§ **OBJECTIVE**
Only the lines from the start of the data through the line containing "(ppl2) at (123,339)" should be written out, exactly as they are, with both ends included and the pictures left out.

§ **MATERIAL PROVIDED**
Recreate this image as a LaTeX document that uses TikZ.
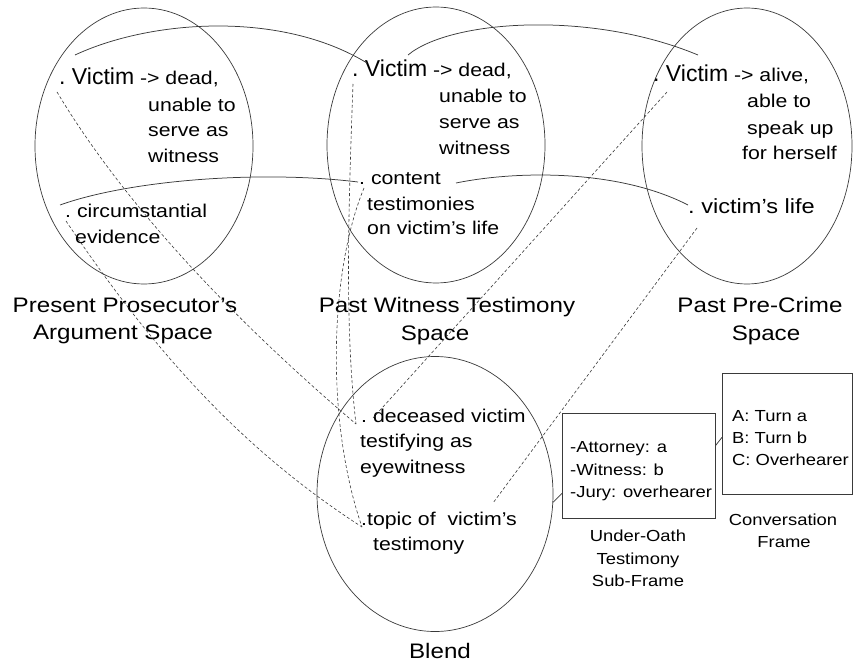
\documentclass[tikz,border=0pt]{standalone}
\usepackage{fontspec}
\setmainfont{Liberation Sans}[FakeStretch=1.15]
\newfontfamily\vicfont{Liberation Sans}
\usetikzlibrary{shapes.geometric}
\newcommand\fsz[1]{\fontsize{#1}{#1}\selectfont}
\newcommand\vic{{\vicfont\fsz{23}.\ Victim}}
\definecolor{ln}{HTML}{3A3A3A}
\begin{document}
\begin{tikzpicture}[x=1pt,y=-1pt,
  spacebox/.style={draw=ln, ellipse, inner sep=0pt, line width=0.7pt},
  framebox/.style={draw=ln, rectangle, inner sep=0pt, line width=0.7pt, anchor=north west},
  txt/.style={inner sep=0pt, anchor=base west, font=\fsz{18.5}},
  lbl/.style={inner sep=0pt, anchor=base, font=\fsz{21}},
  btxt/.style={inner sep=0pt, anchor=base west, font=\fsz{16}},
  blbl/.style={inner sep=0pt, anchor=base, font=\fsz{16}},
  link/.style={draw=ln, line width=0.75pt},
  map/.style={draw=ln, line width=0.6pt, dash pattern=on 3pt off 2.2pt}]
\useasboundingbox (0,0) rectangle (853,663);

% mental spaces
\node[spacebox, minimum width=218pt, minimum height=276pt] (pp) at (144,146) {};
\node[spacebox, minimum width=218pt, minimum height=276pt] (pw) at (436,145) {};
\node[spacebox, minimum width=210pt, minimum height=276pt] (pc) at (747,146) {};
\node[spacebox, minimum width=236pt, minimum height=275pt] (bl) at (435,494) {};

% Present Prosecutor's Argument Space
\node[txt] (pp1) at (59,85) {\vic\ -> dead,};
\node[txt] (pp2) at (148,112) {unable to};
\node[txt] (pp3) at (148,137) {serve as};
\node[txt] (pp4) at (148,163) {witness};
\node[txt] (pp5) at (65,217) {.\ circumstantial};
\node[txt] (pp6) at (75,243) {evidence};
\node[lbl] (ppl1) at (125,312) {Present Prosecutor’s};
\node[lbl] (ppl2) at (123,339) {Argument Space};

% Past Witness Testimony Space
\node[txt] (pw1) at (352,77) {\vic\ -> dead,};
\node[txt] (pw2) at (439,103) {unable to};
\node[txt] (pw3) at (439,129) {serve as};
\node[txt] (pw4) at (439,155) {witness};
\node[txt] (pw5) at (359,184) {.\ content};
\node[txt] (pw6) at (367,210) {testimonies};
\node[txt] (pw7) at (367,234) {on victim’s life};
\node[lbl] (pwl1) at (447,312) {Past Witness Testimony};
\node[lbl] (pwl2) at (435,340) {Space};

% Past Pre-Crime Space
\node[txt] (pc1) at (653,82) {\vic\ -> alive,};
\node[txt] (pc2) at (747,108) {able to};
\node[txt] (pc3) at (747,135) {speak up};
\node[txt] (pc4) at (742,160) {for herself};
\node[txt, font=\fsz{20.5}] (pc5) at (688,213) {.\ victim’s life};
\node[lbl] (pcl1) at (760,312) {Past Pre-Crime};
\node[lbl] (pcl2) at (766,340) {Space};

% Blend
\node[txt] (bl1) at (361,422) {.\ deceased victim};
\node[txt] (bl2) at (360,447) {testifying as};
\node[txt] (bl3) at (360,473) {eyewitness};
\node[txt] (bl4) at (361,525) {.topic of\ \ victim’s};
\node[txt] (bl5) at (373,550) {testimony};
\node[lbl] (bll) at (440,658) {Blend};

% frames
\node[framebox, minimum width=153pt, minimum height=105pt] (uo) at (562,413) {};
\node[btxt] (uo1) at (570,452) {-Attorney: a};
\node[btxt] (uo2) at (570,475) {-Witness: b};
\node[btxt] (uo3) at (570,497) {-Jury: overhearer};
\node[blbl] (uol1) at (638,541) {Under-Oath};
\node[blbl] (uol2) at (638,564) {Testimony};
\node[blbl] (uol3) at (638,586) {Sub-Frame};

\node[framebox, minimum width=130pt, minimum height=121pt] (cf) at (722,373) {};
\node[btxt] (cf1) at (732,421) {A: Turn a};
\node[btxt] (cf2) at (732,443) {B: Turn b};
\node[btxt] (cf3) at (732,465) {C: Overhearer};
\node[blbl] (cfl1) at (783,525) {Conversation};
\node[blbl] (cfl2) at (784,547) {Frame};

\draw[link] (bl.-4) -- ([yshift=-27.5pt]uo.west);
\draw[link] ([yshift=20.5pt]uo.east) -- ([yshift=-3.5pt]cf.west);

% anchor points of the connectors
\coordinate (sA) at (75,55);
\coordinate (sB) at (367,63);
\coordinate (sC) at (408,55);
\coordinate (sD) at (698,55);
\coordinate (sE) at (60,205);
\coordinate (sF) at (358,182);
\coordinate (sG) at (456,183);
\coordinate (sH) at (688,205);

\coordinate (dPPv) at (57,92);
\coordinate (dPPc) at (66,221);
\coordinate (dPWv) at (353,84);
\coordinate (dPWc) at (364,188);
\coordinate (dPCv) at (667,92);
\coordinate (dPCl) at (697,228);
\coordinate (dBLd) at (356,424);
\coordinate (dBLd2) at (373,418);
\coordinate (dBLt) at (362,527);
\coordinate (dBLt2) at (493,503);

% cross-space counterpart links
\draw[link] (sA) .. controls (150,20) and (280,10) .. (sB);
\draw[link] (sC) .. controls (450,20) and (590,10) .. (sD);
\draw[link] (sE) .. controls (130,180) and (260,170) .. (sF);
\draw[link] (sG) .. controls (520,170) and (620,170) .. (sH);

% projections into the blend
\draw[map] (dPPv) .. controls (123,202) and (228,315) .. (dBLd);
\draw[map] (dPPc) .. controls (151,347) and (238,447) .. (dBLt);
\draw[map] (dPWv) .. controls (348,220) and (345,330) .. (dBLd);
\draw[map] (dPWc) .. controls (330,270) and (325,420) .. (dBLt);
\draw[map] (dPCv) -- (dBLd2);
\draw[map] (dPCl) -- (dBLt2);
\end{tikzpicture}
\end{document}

§ **FULL ANSWER**
Recreate this image as a LaTeX document that uses TikZ.
\documentclass[tikz,border=0pt]{standalone}
\usepackage{fontspec}
\setmainfont{Liberation Sans}[FakeStretch=1.15]
\newfontfamily\vicfont{Liberation Sans}
\usetikzlibrary{shapes.geometric}
\newcommand\fsz[1]{\fontsize{#1}{#1}\selectfont}
\newcommand\vic{{\vicfont\fsz{23}.\ Victim}}
\definecolor{ln}{HTML}{3A3A3A}
\begin{document}
\begin{tikzpicture}[x=1pt,y=-1pt,
  spacebox/.style={draw=ln, ellipse, inner sep=0pt, line width=0.7pt},
  framebox/.style={draw=ln, rectangle, inner sep=0pt, line width=0.7pt, anchor=north west},
  txt/.style={inner sep=0pt, anchor=base west, font=\fsz{18.5}},
  lbl/.style={inner sep=0pt, anchor=base, font=\fsz{21}},
  btxt/.style={inner sep=0pt, anchor=base west, font=\fsz{16}},
  blbl/.style={inner sep=0pt, anchor=base, font=\fsz{16}},
  link/.style={draw=ln, line width=0.75pt},
  map/.style={draw=ln, line width=0.6pt, dash pattern=on 3pt off 2.2pt}]
\useasboundingbox (0,0) rectangle (853,663);

% mental spaces
\node[spacebox, minimum width=218pt, minimum height=276pt] (pp) at (144,146) {};
\node[spacebox, minimum width=218pt, minimum height=276pt] (pw) at (436,145) {};
\node[spacebox, minimum width=210pt, minimum height=276pt] (pc) at (747,146) {};
\node[spacebox, minimum width=236pt, minimum height=275pt] (bl) at (435,494) {};

% Present Prosecutor's Argument Space
\node[txt] (pp1) at (59,85) {\vic\ -> dead,};
\node[txt] (pp2) at (148,112) {unable to};
\node[txt] (pp3) at (148,137) {serve as};
\node[txt] (pp4) at (148,163) {witness};
\node[txt] (pp5) at (65,217) {.\ circumstantial};
\node[txt] (pp6) at (75,243) {evidence};
\node[lbl] (ppl1) at (125,312) {Present Prosecutor’s};
\node[lbl] (ppl2) at (123,339) {Argument Space};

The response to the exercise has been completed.